Teachers should only override ExamSimulator when knowledge answers are specific enough.

Example: Marking “(baroreceptors) sense pressure” when the marking point states “(baroreceptors) detect decrease in blood pressure and cause heart rate to increase”. Without the word decrease (or equivalent), this point should not be given.

Teachers should only override ExamSimulator and award practical application or AO2 marks when the application is accurate enough.

Example: Awarding a mark for “Agility is about the player moving around the pitch and changing direction” when the marking point is “Forward dribbling with the ball to get past an opponent.” We are not suggesting that the student needs to write this idea exactly, but that their answer needs to be detailed enough to get them the mark. I have previously written guidance on application/AO2 writing and have advocated for the EIO methodology. You can read about EIO writing here.

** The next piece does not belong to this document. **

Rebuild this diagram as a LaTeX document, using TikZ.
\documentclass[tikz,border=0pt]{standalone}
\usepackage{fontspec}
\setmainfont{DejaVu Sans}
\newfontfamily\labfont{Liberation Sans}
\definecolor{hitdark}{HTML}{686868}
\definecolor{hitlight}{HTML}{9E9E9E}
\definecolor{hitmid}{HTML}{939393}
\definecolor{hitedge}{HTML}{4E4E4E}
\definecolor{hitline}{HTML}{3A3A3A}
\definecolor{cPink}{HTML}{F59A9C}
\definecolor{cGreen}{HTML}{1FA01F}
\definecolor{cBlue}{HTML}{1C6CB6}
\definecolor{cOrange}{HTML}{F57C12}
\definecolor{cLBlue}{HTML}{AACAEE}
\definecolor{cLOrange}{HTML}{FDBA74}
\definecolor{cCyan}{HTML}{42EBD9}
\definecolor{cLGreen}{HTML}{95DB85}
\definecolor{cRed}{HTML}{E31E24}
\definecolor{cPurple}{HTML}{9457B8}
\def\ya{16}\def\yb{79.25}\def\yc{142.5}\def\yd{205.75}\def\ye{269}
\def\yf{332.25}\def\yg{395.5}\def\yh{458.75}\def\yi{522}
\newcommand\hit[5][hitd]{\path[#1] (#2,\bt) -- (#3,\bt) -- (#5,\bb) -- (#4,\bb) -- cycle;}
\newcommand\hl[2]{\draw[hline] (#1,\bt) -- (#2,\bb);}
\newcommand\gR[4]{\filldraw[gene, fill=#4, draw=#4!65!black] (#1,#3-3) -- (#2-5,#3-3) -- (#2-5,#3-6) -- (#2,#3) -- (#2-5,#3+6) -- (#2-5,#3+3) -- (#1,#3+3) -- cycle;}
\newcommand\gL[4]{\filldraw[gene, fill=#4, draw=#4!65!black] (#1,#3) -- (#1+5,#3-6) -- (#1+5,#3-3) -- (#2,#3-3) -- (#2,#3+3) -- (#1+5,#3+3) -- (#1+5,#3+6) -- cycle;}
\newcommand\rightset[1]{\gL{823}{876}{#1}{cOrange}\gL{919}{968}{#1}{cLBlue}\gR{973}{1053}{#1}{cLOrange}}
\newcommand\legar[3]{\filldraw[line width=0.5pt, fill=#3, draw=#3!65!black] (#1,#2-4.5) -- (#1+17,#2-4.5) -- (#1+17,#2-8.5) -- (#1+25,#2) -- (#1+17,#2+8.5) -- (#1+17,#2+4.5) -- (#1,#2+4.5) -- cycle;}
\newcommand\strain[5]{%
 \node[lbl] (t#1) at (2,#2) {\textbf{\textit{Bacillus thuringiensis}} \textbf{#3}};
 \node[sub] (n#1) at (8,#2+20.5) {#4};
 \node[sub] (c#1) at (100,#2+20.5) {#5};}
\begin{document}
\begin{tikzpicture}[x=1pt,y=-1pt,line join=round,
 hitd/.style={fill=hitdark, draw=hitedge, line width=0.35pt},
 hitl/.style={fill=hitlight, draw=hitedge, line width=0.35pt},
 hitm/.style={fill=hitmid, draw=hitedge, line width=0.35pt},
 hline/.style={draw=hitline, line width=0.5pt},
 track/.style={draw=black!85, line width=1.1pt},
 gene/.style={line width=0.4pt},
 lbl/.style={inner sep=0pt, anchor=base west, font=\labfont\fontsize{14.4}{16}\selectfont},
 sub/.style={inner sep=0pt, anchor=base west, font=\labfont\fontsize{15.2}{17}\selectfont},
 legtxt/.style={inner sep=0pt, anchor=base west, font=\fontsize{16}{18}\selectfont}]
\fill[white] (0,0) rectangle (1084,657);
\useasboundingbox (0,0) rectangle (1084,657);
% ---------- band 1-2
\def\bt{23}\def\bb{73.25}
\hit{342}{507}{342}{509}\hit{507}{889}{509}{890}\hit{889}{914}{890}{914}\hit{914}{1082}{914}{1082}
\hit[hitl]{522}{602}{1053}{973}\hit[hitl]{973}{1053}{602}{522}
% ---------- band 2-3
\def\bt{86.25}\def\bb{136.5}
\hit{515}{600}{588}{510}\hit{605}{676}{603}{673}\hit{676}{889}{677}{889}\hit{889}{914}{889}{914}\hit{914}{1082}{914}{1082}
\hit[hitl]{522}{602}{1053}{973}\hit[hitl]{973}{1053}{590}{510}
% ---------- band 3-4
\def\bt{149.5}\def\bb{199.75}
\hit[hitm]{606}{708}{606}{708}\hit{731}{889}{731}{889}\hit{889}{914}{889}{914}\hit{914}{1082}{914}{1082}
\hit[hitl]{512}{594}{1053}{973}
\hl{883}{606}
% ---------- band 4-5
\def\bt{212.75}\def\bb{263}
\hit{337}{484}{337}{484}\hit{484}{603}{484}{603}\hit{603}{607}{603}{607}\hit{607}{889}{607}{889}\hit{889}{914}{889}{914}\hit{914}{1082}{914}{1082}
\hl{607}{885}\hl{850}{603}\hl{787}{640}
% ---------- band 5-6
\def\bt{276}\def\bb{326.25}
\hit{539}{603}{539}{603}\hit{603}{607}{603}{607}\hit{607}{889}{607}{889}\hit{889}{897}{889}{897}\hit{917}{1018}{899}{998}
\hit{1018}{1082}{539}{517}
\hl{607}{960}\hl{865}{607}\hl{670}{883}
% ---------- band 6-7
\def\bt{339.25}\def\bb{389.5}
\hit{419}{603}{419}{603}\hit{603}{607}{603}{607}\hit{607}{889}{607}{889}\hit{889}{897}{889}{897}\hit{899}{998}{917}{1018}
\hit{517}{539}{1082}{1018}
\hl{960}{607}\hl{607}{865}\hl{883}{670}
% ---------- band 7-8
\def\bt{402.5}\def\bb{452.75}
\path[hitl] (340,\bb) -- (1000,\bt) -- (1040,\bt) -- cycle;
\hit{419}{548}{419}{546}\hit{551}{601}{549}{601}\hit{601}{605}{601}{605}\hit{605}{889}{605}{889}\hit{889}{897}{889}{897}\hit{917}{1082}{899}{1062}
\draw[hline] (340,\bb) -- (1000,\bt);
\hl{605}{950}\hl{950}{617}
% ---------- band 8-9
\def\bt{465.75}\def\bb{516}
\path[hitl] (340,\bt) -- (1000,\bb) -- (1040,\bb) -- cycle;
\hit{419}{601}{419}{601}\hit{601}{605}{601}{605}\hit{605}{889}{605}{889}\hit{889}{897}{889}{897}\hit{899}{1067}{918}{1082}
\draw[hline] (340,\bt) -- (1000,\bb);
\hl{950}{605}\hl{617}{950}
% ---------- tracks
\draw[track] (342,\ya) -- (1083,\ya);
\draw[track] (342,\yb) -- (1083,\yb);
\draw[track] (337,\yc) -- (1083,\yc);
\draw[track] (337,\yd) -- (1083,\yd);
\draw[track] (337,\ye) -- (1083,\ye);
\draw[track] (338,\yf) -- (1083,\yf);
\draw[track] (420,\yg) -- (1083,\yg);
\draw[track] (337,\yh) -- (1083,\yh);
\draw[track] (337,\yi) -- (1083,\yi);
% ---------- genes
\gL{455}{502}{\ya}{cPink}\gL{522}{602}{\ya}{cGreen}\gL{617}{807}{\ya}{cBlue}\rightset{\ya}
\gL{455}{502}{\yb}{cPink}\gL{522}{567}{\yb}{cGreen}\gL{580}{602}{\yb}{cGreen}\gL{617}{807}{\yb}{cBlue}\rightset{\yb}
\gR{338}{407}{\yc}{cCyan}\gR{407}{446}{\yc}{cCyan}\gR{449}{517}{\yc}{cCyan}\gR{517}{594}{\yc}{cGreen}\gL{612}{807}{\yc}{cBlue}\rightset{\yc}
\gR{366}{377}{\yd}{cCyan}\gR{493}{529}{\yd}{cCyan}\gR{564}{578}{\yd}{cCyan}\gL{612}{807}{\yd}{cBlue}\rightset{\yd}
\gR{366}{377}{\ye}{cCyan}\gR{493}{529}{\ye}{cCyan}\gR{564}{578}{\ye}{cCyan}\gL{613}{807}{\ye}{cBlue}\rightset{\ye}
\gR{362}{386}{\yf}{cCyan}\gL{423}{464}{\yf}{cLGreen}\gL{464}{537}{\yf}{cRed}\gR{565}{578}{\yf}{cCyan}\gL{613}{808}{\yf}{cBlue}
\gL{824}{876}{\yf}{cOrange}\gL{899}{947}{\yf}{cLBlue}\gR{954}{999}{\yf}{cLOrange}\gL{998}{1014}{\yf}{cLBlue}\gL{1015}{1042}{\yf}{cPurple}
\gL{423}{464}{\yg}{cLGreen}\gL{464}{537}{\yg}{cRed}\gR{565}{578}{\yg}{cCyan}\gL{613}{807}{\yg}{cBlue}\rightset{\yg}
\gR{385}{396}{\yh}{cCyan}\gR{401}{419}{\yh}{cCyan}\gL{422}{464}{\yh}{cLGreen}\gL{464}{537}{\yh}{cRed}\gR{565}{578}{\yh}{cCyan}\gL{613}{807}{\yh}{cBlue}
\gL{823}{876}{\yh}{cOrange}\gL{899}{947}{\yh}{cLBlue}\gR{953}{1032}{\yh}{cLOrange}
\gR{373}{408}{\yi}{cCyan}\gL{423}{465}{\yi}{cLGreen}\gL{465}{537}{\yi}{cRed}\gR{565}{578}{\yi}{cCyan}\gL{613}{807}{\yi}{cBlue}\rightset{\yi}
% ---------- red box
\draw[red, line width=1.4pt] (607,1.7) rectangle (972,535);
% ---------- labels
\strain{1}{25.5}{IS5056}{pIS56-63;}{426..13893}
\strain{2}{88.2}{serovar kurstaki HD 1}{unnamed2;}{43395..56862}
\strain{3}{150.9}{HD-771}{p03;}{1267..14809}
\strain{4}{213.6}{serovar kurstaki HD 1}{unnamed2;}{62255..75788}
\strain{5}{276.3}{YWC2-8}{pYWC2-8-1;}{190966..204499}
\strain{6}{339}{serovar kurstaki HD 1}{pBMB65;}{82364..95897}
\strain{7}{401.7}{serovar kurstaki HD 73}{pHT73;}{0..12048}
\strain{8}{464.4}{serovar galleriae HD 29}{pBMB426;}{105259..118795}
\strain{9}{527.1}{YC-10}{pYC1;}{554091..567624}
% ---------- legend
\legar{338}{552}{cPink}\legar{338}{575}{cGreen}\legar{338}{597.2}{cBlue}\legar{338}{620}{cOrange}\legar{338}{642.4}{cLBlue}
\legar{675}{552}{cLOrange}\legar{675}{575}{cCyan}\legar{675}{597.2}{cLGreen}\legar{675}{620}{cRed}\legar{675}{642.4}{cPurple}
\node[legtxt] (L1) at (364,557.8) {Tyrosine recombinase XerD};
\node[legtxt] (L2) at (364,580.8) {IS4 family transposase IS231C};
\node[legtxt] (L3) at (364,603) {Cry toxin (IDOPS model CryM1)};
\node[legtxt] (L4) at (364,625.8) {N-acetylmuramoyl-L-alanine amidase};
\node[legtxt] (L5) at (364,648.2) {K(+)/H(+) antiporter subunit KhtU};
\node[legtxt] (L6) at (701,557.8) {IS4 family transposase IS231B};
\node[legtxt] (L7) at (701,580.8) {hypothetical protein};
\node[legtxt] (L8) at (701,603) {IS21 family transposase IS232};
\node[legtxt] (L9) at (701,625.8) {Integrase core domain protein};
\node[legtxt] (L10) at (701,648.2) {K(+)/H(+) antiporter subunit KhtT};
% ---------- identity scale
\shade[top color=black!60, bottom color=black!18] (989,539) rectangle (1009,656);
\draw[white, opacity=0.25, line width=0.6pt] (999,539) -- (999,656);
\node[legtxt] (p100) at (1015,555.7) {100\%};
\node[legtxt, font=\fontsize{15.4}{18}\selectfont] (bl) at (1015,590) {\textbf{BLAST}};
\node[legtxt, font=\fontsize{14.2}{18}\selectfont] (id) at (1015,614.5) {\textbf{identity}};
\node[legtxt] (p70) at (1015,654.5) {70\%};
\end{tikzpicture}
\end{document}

Teachers should never override ExamSimulator if an answer is incorrect.

Example: Marking “Fartlek training is a form of interval training” correct, when the marking point states “Fartlek is a form of continuous training that features changes to intensity, incline or terrain”.

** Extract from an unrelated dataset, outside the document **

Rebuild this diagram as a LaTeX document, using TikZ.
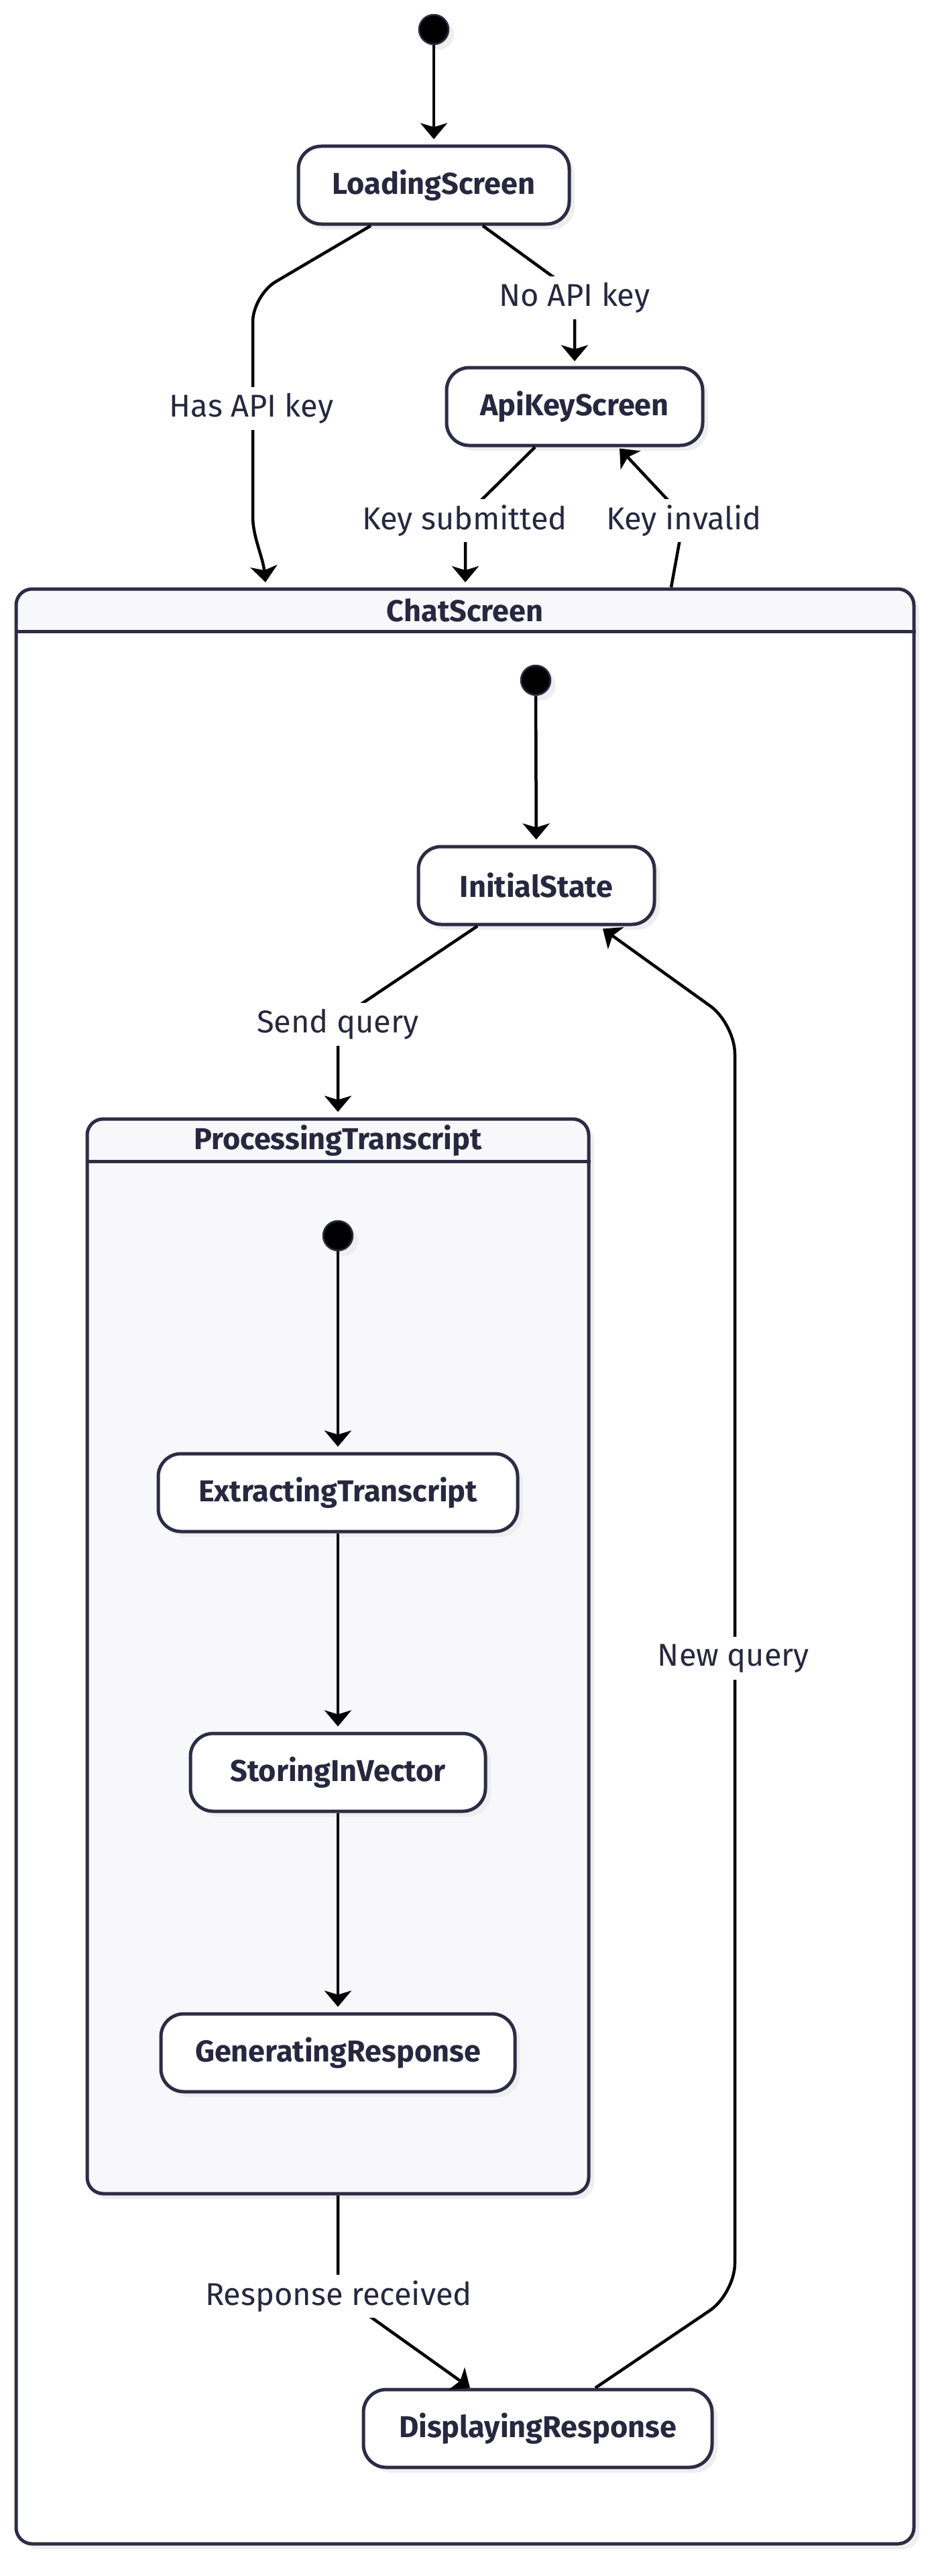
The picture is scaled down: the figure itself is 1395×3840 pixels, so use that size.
\documentclass[tikz,border=0pt]{standalone}
\usepackage{fontspec}
\setmainfont{Fira Sans}
\usetikzlibrary{arrows.meta,shadows,calc}
\definecolor{sc}{HTML}{2C2C44}
\definecolor{tc}{HTML}{27273F}
\definecolor{hdr}{HTML}{F8F8FA}
\definecolor{shc}{HTML}{EEEEEE}
\begin{document}
\begin{tikzpicture}[x=1pt,y=-1pt,
  shad/.style={drop shadow={shadow xshift=8pt,shadow yshift=-8pt,fill=shc,opacity=1}},
  st/.style={rectangle,draw=sc,line width=5pt,fill=white,rounded corners=34pt,inner sep=0pt,
    text=tc,font=\bfseries\fontsize{45}{52}\selectfont,minimum height=116pt,shad},
  init/.style={circle,fill=black,draw=sc,line width=2.5pt,minimum size=44pt,inner sep=0pt,shad},
  comp/.style={rectangle,draw=sc,line width=5pt,rounded corners=24pt,inner sep=0pt,shad},
  arr/.style={draw=black,line width=4.5pt,-{Stealth[length=24pt,width=40pt,inset=6pt]}},
  lbl/.style={fill=white,text=tc,font=\fontsize{47}{54}\selectfont,inner xsep=4pt,inner ysep=0pt,minimum height=64pt},
  ttl/.style={text=tc,font=\bfseries\fontsize{45}{52}\selectfont,inner sep=0pt}]
\useasboundingbox (0,0) rectangle (1395,3840);
\fill[white] (0,0) rectangle (1395,3840);

% composite ChatScreen
\node[comp,fill=white,minimum width=1339pt,minimum height=2914pt,
  path picture={\fill[hdr] (path picture bounding box.north west) rectangle ([yshift=-64pt]path picture bounding box.north east);}]
  (cs) at (693.5,2335) {};
\draw[sc,line width=5pt] ([yshift=-66pt]cs.north west) -- ([yshift=-66pt]cs.north east);
\node[ttl] (cst) at (693.5,910) {ChatScreen};

% composite ProcessingTranscript
\node[comp,fill=hdr,minimum width=748pt,minimum height=1602pt] (pt) at (504,2469) {};
\draw[sc,line width=5pt] ([yshift=-66pt]pt.north west) -- ([yshift=-66pt]pt.north east);
\node[ttl] (ptt) at (504,1700) {ProcessingTranscript};

% states
\node[init] (s1) at (647,44) {};
\node[st,minimum width=404pt] (ls) at (647,276) {LoadingScreen};
\node[st,minimum width=382pt] (aks) at (857,606) {ApiKeyScreen};
\node[init] (s2) at (799,1014) {};
\node[st,minimum width=352pt] (is) at (800,1320) {InitialState};
\node[init] (s3) at (504,1842) {};
\node[st,minimum width=536pt] (et) at (504,2225) {ExtractingTranscript};
\node[st,minimum width=440pt] (siv) at (504,2642) {StoringInVector};
\node[st,minimum width=528pt] (gr) at (504,3060) {GeneratingResponse};
\node[st,minimum width=520pt] (dr) at (802,3620) {DisplayingResponse};

% edges
\draw[arr,shorten >=8pt] (s1) -- (ls);
\draw[arr,rounded corners=40pt] ($(ls.south)+(-94,0)$) -- (377,440) -- (377,730)
   .. controls (377,800) and (392,830) .. ($(cs.north west)+(374.5,-7.5)$);
\draw[arr] ($(ls.south)+(73,0)$) -- (857,436) -- ($(aks.north)+(0,-7)$);
\draw[arr] ($(aks.south)+(-59,0)$) -- (694,769) -- ($(cs.north west)+(672.5,-7.5)$);
\draw[arr] ($(cs.north west)+(979.5,0)$) -- (1020,771) -- ($(aks.south)+(67,2)$);
\draw[arr,shorten >=8pt] (s2) -- (is);
\draw[arr] ($(is.south)+(-88,0)$) -- (504,1520) -- ($(pt.north)+(0,-8)$);
\draw[arr,shorten >=8pt] (s3) -- (et);
\draw[arr,shorten >=8pt] (et) -- (siv);
\draw[arr,shorten >=8pt] (siv) -- (gr);
\draw[arr] (pt.south) -- (504,3419) -- ($(dr.north)+(-101,0)$);
\draw[arr,rounded corners=45pt] ($(dr.north)+(86,0)$) -- (1096,3419) -- (1096,1526) -- ($(is.south)+(99,4)$);

% labels
\node[lbl] (lhas) at (375,609) {Has API key};
\node[lbl] (lno) at (857,444) {No API key};
\node[lbl] (lks) at (693,776) {Key submitted};
\node[lbl] (lki) at (1020,776) {Key invalid};
\node[lbl] (lsq) at (504,1527) {Send query};
\node[lbl] (lrr) at (505,3423) {Response received};
\node[lbl] (lnq) at (1094,2472) {New query};
\end{tikzpicture}
\end{document}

 So, what does this mean? 

ExamSimulator provides access to the broadest range of teacher marking ever.

Whilst we mustn't jump to conclusions too early, we already have a data set of 75k actions from thousands of different teachers. It will be interesting to see if this pattern is similar with 100k and 1M pieces of data. However, it is also fair to say that 75k is a lot and is actually the broadest range of teacher-marking data ever compiled in any subject, in any system in the world. It is for this reason that we wanted to report our initial findings.

“Generous marking” does not encourage learning.

When teachers overwrite ExamSimulator (which, by the way, they are entitled to do, of course) some students are being reassured that their answers will be marked correct when, in the “real thing” the same answers would definitely not attract marks. This causes the student to receive unreliable information about their current performance level. Furthermore, it takes away the opportunity for the student to receive the diagnostic information that ExamSimulator naturally provides.

The community sometimes “fills in the gaps”.

The vast majority of ExamSimulator + teacher marking is hyper-accurate. However, teachers are sometimes “filling in the gaps” for students. What I mean by this is that teachers are sometimes giving too much benefit of the doubt to a response. Teachers might think to themselves “It’s close enough” or “I know what they meant to write” and award a mark even if ExamSimulator has not recognised the answer as correct. We urge teachers to avoid this behaviour, as it provides a false picture to the student. Teachers need to compassionately inform students of when their answers fall short of being correct and in what way they fall short. This is the zone where learning occurs the most and needs to be the focus of teacher marking.

Look closely at this first image. At the moment, this is how teachers are collectively marking student responses in PE exams:

What marking is looking like NOW

Now look at the following image. This is what marking of PE exam answers should like right now:

What marking should look like NOW (based on student accuracy levels)

And finally, have a look at this final image. With the support of ExamSimulator, this is what marking is anticipated to look like in 12 months time:

Where we anticipate marking being IN 12 MONTHS TIME:

You will notice that ExamSimulator is directly causing students to answer more questions correctly. In other words, the quality of student writing is increasing.

 Where do we go from here? 

We urge all PE teachers and the entire community to use ExamSimulator with their students as frequently as they possibly can. The advantages derived are so significant that there will be a notable difference between the performance of students who do prepare for their exams using ExamSimulator and those that don’t. Furthermore, every marking episode enriches ExamSimulator with new learning and a broader understanding of “correct” responses. We firmly believe that this means that during 2023, PE teachers will have access to the world’s first-ever fully automated practice exam software that is capable of marking human prose more accurately than a human teacher on average. I want to pause here and to make this point again. In 2023, PE teachers teaching subjects like GCSE PE, A-level PE, Cambridge Nationals, BTEC Tech, etc. will be the first sector in the world to have fully automated exam software.

Finally, we at The EverLearner are going to continue to monitor data and report it back to you for digestion. We truly believe that this software is rapidly improving student exam and coursework performance across the entire PE theory sector.

Thank you for reading my blog.